LakeFS is an open-source storage layer that brings a Git-like version control interface and features to object storage and data stores. Treeverse, the company behind LakeFS describes it as “bringing source control to the world of big data.” It works with structured and unstructured data.
Object storage is known for its performance and low-cost benefits. However, Treeverse explains there are some functionality gaps in object storage such as 1) identifying and fixing data errors instantly 2) developing new data assets in isolation 3) reproducing jobs and pipelines easily and 4) updating datasets atomically. LakeFs solves these issues with ease.
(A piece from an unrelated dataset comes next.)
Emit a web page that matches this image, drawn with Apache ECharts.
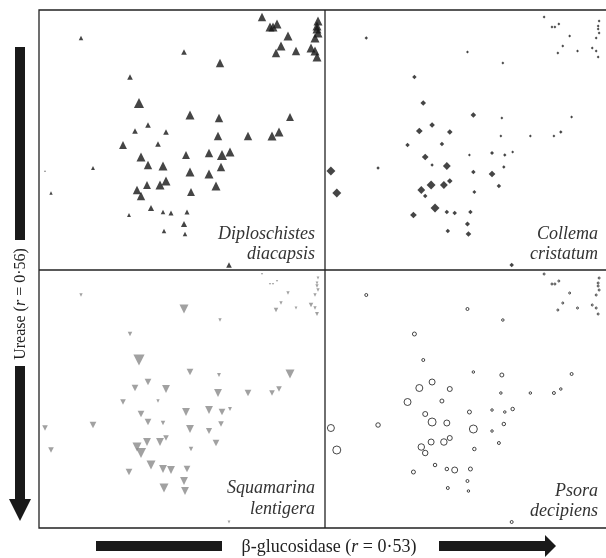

Features include version control, testing in isolation, rollbacks, implementing parallel pipelines for experimentation, and more.
- Project: LakeFS
- Author: Treeverse
- Released: 2020
- Type: Provides Git-like features to object storage
- License: Apache License 2.0
- Language: Go
- GitHub: treeverse/lakeFS
- Runs on: Multi-platform
- GitHub Stars: 2.3k
- GitHub Contributors: 58
- Full reproducibility of data and code
- Pre-commit/merge hooks for data CI/CD
- Instantly revert changes to data
- Petabytes scale version control
- Offers git-like operations
- Zero copy branching for frictionless experiments
- LakeFS commit represents a set of contiguous, non-overlapping SSTables. These tables make up the entire keyspace of a repository.
- This metadata is also encoded into a format known as “Graveler” – a standardized way to encode the content.